自賠責保険は前払費用としなくてよい?(短期前払費用?)
法人税法や消費税法には「短期前払費用」という考え方があります。
「短期前払費用」とは、『支払った事業年度に一括で費用計上できる』という便利な制度で、その詳細については以前の記事で説明したとおりなのですが、ここで説明している要件の一つとして
③支払った日から1年以内に提供を受けるサービスに係るものであること
が挙げられています。
それでは、自動車購入時の自賠責保険料はどうでしょうか?
自賠責保険の更新タイミングは、新車なら購入から3年目、中古車なら2年目、そして2回目以降は2年ごとにやってきます。
厳密に考えると、「短期前払費用」の上記③の要件を満たさないので、前払費用として計上する必要があるように思われますね。

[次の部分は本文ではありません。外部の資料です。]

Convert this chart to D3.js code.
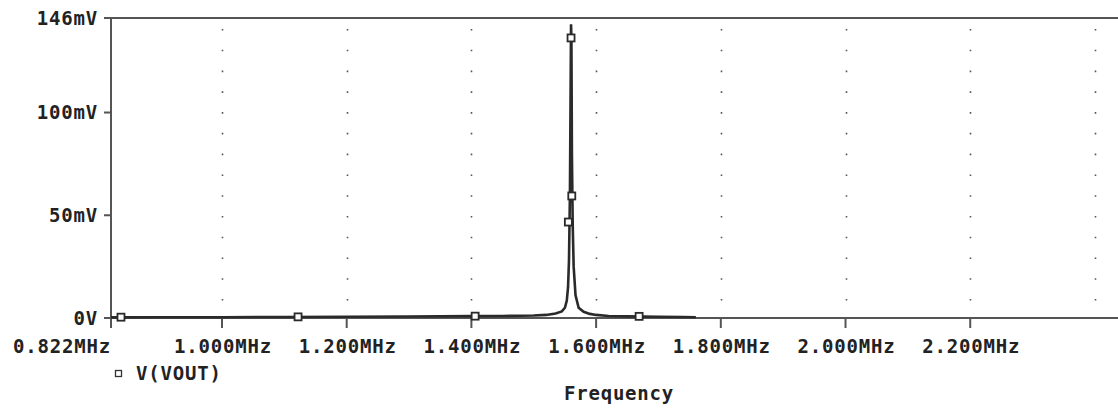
<!DOCTYPE html>
<html>
<head>
<meta charset="utf-8">
<script src="https://cdn.jsdelivr.net/npm/d3@7"></script>
<style>
  html, body { margin: 0; padding: 0; background: #fff; }
  text { font-family: "DejaVu Sans Mono", monospace; font-weight: bold; fill: #222; }
</style>
</head>
<body>
<div id="chart"></div>
<script>
// trace V(VOUT), frequency in MHz, voltage in mV
const freqs = [0.822, 0.9, 1.0, 1.1, 1.2, 1.3, 1.4, 1.45, 1.5, 1.52, 1.535, 1.545, 1.55, 1.553, 1.555,
    1.5565, 1.558, 1.5592, 1.5598, 1.5604, 1.5612, 1.5625, 1.564, 1.567, 1.572, 1.58, 1.59, 1.60,
    1.62, 1.65, 1.70, 1.74, 1.76];
const volts = [0.3, 0.35, 0.4, 0.5, 0.6, 0.75, 0.9, 1.0, 1.2, 1.5, 2.2, 3.2, 5.0, 8.5, 15,
    28, 60, 115, 143, 136, 80, 45, 25, 11, 5, 3.0, 2.0, 1.5,
    1.0, 0.8, 0.6, 0.5, 0.4];

// trace markers
const markerFreqs = [0.838, 1.122, 1.406, 1.5555, 1.5598, 1.561, 1.669];
const markerVolts = [0.4, 0.55, 0.9, 46.7, 136.3, 59.4, 0.8];

const yTicks = [0, 50, 100, 146];
const yTickLabels = ["0V", "50mV", "100mV", "146mV"];
const xTicks = [1.0, 1.2, 1.4, 1.6, 1.8, 2.0, 2.2];
const xTickLabels = ["1.000MHz", "1.200MHz", "1.400MHz", "1.600MHz", "1.800MHz", "2.000MHz", "2.200MHz"];
const xGrid = [1.0, 1.2, 1.4, 1.6, 1.8, 2.0, 2.2, 2.4];
const xMinLabel = "0.822MHz";

(function() {
    const width = 1118;
    const height = 411;
    const left = 111, top = 18, bottom = 318, right = 1118;

    const svg = d3.select("#chart")
        .append("svg")
        .attr("width", width)
        .attr("height", height)
        .attr("viewBox", [0, 0, width, height]);

    const x = d3.scaleLinear().domain([0.822, 2.437]).range([left, right]);
    const y = d3.scaleLinear().domain([0, 146]).range([bottom, top]);

    // dotted vertical grid
    svg.append("g")
        .selectAll("line")
        .data(xGrid)
        .join("line")
        .attr("x1", d => Math.round(x(d)) + 0.5)
        .attr("x2", d => Math.round(x(d)) + 0.5)
        .attr("y1", top + 11)
        .attr("y2", bottom - 4)
        .attr("stroke", "#555")
        .attr("stroke-width", 1.6)
        .attr("stroke-dasharray", "1.6,19.17");

    // frame: top border, left axis, zero line
    svg.append("line")
        .attr("x1", left).attr("x2", right)
        .attr("y1", top).attr("y2", top)
        .attr("stroke", "#555").attr("stroke-width", 2);
    svg.append("line")
        .attr("x1", left).attr("x2", left)
        .attr("y1", top).attr("y2", bottom + 10)
        .attr("stroke", "#555").attr("stroke-width", 2);
    svg.append("line")
        .attr("x1", left).attr("x2", right)
        .attr("y1", y(0)).attr("y2", y(0))
        .attr("stroke", "#555").attr("stroke-width", 2);

    // y axis ticks and labels
    const yAxis = svg.append("g");
    yAxis.selectAll("line")
        .data(yTicks)
        .join("line")
        .attr("x1", left - 7).attr("x2", left)
        .attr("y1", d => y(d)).attr("y2", d => y(d))
        .attr("stroke", "#555").attr("stroke-width", 2);
    yAxis.selectAll("text")
        .data(yTicks)
        .join("text")
        .attr("x", left - 13)
        .attr("y", d => y(d))
        .attr("dy", "0.36em")
        .attr("text-anchor", "end")
        .attr("font-size", 19)
        .attr("letter-spacing", 0.8)
        .text((d, i) => yTickLabels[i]);

    // x axis ticks and labels
    const xAxis = svg.append("g");
    xAxis.selectAll("line")
        .data(xTicks)
        .join("line")
        .attr("x1", d => x(d)).attr("x2", d => x(d))
        .attr("y1", bottom).attr("y2", bottom + 10)
        .attr("stroke", "#555").attr("stroke-width", 2);
    xAxis.selectAll("text")
        .data(xTicks)
        .join("text")
        .attr("x", d => x(d) + 1)
        .attr("y", 353)
        .attr("text-anchor", "middle")
        .attr("font-size", 19)
        .attr("letter-spacing", 0.8)
        .text((d, i) => xTickLabels[i]);
    svg.append("text")
        .attr("x", x(0.822))
        .attr("y", 353)
        .attr("text-anchor", "end")
        .attr("font-size", 19)
        .attr("letter-spacing", 0.8)
        .text(xMinLabel);

    // the trace
    const data = freqs.map((f, i) => ({ f: f, v: volts[i] }));
    const line = d3.line()
        .x(d => x(d.f))
        .y(d => y(d.v));
    svg.append("path")
        .datum(data)
        .attr("fill", "none")
        .attr("stroke", "#2a2a2a")
        .attr("stroke-width", 2.6)
        .attr("d", line);

    // markers
    svg.append("g")
        .selectAll("rect")
        .data(markerFreqs.map((f, i) => ({ f: f, v: markerVolts[i] })))
        .join("rect")
        .attr("x", d => x(d.f) - 3.5)
        .attr("y", d => y(d.v) - 3.5)
        .attr("width", 7)
        .attr("height", 7)
        .attr("fill", "#fff")
        .attr("stroke", "#2a2a2a")
        .attr("stroke-width", 1.8);

    // legend
    svg.append("rect")
        .attr("x", 115.5).attr("y", 370.5)
        .attr("width", 6).attr("height", 6)
        .attr("fill", "none")
        .attr("stroke", "#333").attr("stroke-width", 1.3);
    svg.append("text")
        .attr("x", 136)
        .attr("y", 380)
        .attr("font-size", 19)
        .attr("letter-spacing", 0.8)
        .text("V(VOUT)");

    // axis title
    svg.append("text")
        .attr("x", 619)
        .attr("y", 400)
        .attr("text-anchor", "middle")
        .attr("font-size", 19)
        .attr("letter-spacing", 0.8)
        .text("Frequency");
})();
</script>
</body>
</html>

しかし、実務上は支払った時の一時の経費として処理しているケースが大半です。
これはどういった根拠に依るものなのか?について、今回は解説いたします。
参考書籍:ケーススタディ税理士実務質疑応答集[法人税務編]
こちらの書籍「ケーススタディ 税理士実務質疑応答集 法人税務編 令和5年度版」では以下の旨記載されてます。(P28-29)
・・自賠責保険料の未経過分についても、①保険期間は最長3年であり、保険料も少額であること、②加入が義務化されていること、③支払わないと購入や車検が通らない等で、重要性の原則に照らし、法人が継続適用を条件に支出時の損金として、その処理が認められると思われる。
(中略)
・・自家用乗用車を多数所有する場合には、自賠責保険期間が3年で、保険料の金額が重要性の原則に照らしても高額になる場合には、前払保険料の計上が必要になると思われる。
「ケーススタディ 税理士実務質疑応答集 法人税務編 令和5年度版」P28-29
つまり、ポイントは「重要性の原則」であると主張されています。
「重要性の原則」は、企業会計原則の注解として定められているものですね。
法令でもなく、通達でもありません。会計処理の話です。
『会計処理の考え方として妥当なんだから、税務上も当然認められるでしょう?』という、なかなか『ハッキリとした根拠』とは言いづらいところですね。
そもそも『重要かどうか』という判断基準も、会計上明確にされているわけでもないので、そういう意味でも曖昧なところです。(会計監査上は税引前利益×5%とかの慣行はありますが。)
…ということで、まぁ自賠責保険料くらいであれば税務当局との見解の相違が発生する可能性は低そうですが、この考え方を援用して他の2年以上の保険料も同様の考え方とするのはリスク高いだろうなぁ、と個人的には思います。